Valor econômico, v. 17, n. 4109, 12/10/2016. Política, p. A6

Acordo com Fazenda sobre repatriação desagrada Estados

Por: Raphael Di Cunto, Fabio Graner, Thiago Resende e Carolina Oms

 

Pressionado por deputados da base para facilitar as negociações com a oposição, o Ministério da Fazenda aceitou dividir a multa da Lei de Repatriação com os governadores, mas defendia um modelo que deixaria poucos recursos para os Estados. A proposta até o começo da noite de ontem era compartilhar o que excedesse o montante de R$ 35 bilhões - o relator, deputado Alexandre Baldy (PTN-GO), porém, defendia R$ 25 bilhões.

Nesse formato, quando a arrecadação com a multa (de 15% sobre o valor regularizado) ultrapassasse o valor combinado, 21,5% do excedente passariam a ser compartilhados com os Estados. Como a multa representa metade da arrecadação (a outra metade é de Imposto de Renda), seria necessário arrecadar mais de R$ 50 bilhões, na versão dos deputados, ou R$ 70 bilhões, na versão da Fazenda para começar a dividir a multa.

A Fazenda informou que, nesse modelo, não abria mão da receita: "O que tínhamos até agora era uma previsão de [arrecadar] até R$ 50 bilhões. Estamos revisando essa projeção para saber se mantemos isso ou aumentamos. Qualquer mudança de critério será para valores eventualmente arrecadados acima da nossa previsão."

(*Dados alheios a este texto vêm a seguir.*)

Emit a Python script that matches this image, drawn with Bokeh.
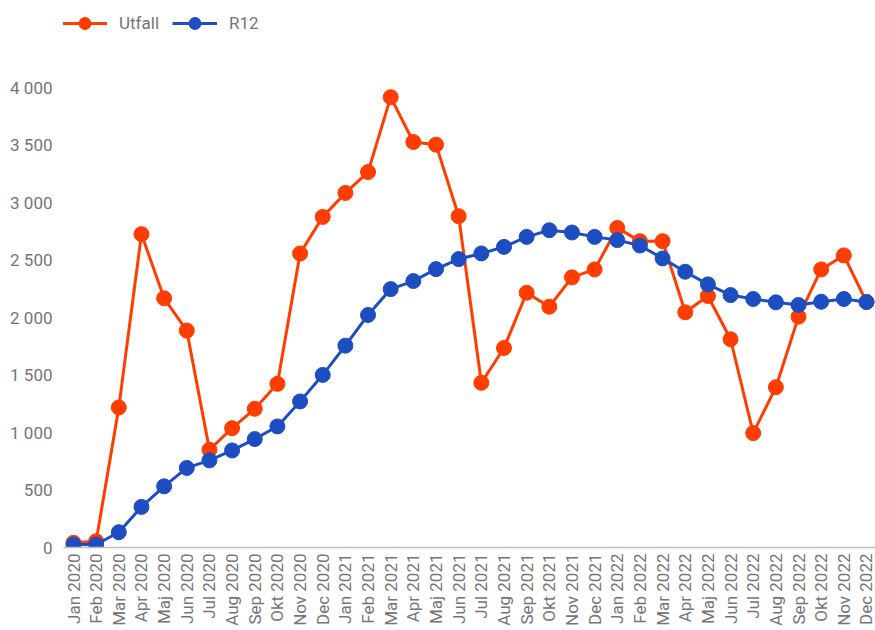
import math
from bokeh.plotting import figure
from bokeh.models import Range1d, FixedTicker, Legend, LegendItem
from bokeh.embed import file_html
from bokeh.resources import INLINE

months = ["Jan 2020", "Feb 2020", "Mar 2020", "Apr 2020", "Maj 2020", "Jun 2020",
          "Jul 2020", "Aug 2020", "Sep 2020", "Okt 2020", "Nov 2020", "Dec 2020",
          "Jan 2021", "Feb 2021", "Mar 2021", "Apr 2021", "Maj 2021", "Jun 2021",
          "Jul 2021", "Aug 2021", "Sep 2021", "Okt 2021", "Nov 2021", "Dec 2021",
          "Jan 2022", "Feb 2022", "Mar 2022", "Apr 2022", "Maj 2022", "Jun 2022",
          "Jul 2022", "Aug 2022", "Sep 2022", "Okt 2022", "Nov 2022", "Dec 2022"]

utfall = [41, 55, 1218, 2725, 2167, 1886, 850, 1038, 1206, 1423, 2557, 2875,
          3083, 3265, 3916, 3526, 3503, 2881, 1432, 1735, 2215, 2094, 2349, 2418,
          2779, 2664, 2664, 2045, 2187, 1811, 995, 1394, 2007, 2418, 2540, 2135]

r12 = [26, 26, 133, 353, 532, 692, 758, 844, 943, 1053, 1270, 1501,
       1755, 2022, 2247, 2317, 2421, 2508, 2557, 2614, 2701, 2759, 2739, 2701,
       2673, 2626, 2514, 2398, 2288, 2195, 2161, 2132, 2109, 2137, 2161, 2135]

y_ticks = [0, 500, 1000, 1500, 2000, 2500, 3000, 3500, 4000]
y_tick_labels = ["0", "500", "1 000", "1 500", "2 000", "2 500", "3 000", "3 500", "4 000"]

ORANGE = "#FF3D00"
BLUE = "#1D4EC1"
TEXT = "#757575"
FONT = "Roboto"

W, H = 875, 629
BL, BB = 63, 82
frame_h = H - BB
frame_w = W - BL
y_end = 4000 * frame_h / (frame_h - 87)
px = (866 - 73) / (len(months) - 1)
x_start = -(73 - BL) / px
x_end = x_start + frame_w / px

x = list(range(len(months)))

p = figure(width=W, height=H, output_backend="svg", toolbar_location=None,
           x_range=Range1d(x_start, x_end), y_range=Range1d(0, y_end),
           min_border_left=BL, min_border_right=0, min_border_top=0,
           min_border_bottom=BB)
p.outline_line_color = None
p.grid.visible = False

l1 = p.line(x, utfall, line_color=ORANGE, line_width=3)
s1 = p.scatter(x, utfall, size=15, fill_color=ORANGE, line_color=ORANGE)
l2 = p.line(x, r12, line_color=BLUE, line_width=3)
s2 = p.scatter(x, r12, size=15, fill_color=BLUE, line_color=BLUE)

p.xaxis.ticker = FixedTicker(ticks=x)
p.xaxis.major_label_overrides = {i: m for i, m in enumerate(months)}
p.xaxis.major_label_orientation = math.pi / 2
p.xaxis.axis_line_color = "#BDBDBD"
p.xaxis.axis_line_width = 1.5
p.xaxis.major_tick_line_color = None
p.xaxis.minor_tick_line_color = None
p.xaxis.major_label_standoff = 0

p.yaxis.ticker = FixedTicker(ticks=y_ticks)
p.yaxis.major_label_overrides = {v: l for v, l in zip(y_ticks, y_tick_labels)}
p.yaxis.axis_line_color = None
p.yaxis.major_tick_line_color = None
p.yaxis.minor_tick_line_color = None
p.yaxis.major_label_standoff = 5

for ax in (p.xaxis, p.yaxis):
    ax.major_label_text_font = FONT
    ax.major_label_text_font_size = "17px"
    ax.major_label_text_color = TEXT

legend = Legend(items=[LegendItem(label="Utfall", renderers=[l1, s1]),
                       LegendItem(label="R12", renderers=[l2, s2])],
                orientation="horizontal", location=(-1, frame_h - 38),
                glyph_width=45, glyph_height=30, label_height=30,
                label_standoff=12, spacing=13, padding=0, margin=0,
                border_line_alpha=0, background_fill_alpha=0,
                label_text_font=FONT, label_text_font_size="17px",
                label_text_color=TEXT)
p.add_layout(legend)

open("out.html", "w").write(file_html(p, INLINE))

Autor da emenda para compartilhar a multa, o PT rejeitava essa tratativa e queria dividir todo o valor arrecadado em troca de apoiar a medida ou, pelo menos, não obstruir a votação.

Insatisfeitos, governadores se reunirão de manhã com o presidente da Câmara, Rodrigo Maia (DEM-RJ). A votação acabou adiada para tentar um acordo. Os governadores já estão contrários ao projeto por causa da prorrogação do prazo de adesão em 16 dias, atrasando a entrada de recursos nos cofres estaduais.

Outro impasse entre deputados e governo é um desconto de 25% caso o dinheiro seja trazido para o Brasil. O benefício, incluído pelo relator de última hora para atender a um senador, não tinha o apoio do governo. Esse "bônus" chegou a ser cogitado na época em que se discutia o projeto original, mas a Fazenda rejeitou daquela vez pelo mesmo motivo de agora: significaria queda na arrecadação.

Baldy, por sua vez, disse que a proposta não reduz a receita inicial. O sonegador pagaria o imposto e multa e depois faria um encontro de contas com a Receita ao longo de três anos, comprovando que repatriou. Ele receberia créditos pecuniários se utilizasse o dinheiro "para movimentar a economia real", o que, afirmou, teria regras claras no parecer, que era mantido sob sigilo até o fechamento desta edição.

A Fazenda já era contra o texto, formulado para limitar o poder da Receita de cobrar os sonegadores, mas aceitou não trabalhar contra para não atrapalhar a discussão da PEC do teto de gastos. Segundo o relatório, o imposto e multa serão calculados apenas sobre o saldo no dia 31 de dezembro de 2014 - ou do ano imediatamente anterior, caso o saldo esteja zerado. A Receita queria cobrar sobre toda a movimentação financeira de 2010 a 2014.

Em resposta à ação de inconstitucionalidade impetrada pelo Solidariedade no Supremo Tribunal Federal (STF) para permitir que políticos possam aderir à repatriação, o Senado defendeu a exclusão e afirmou que a Corte deve se conter ao revisar e interpretar os atos legislativos, "sob o risco de se investir de um suprapoder, desnaturando o pacto constituinte fundado na harmonia e na independência entre os Poderes".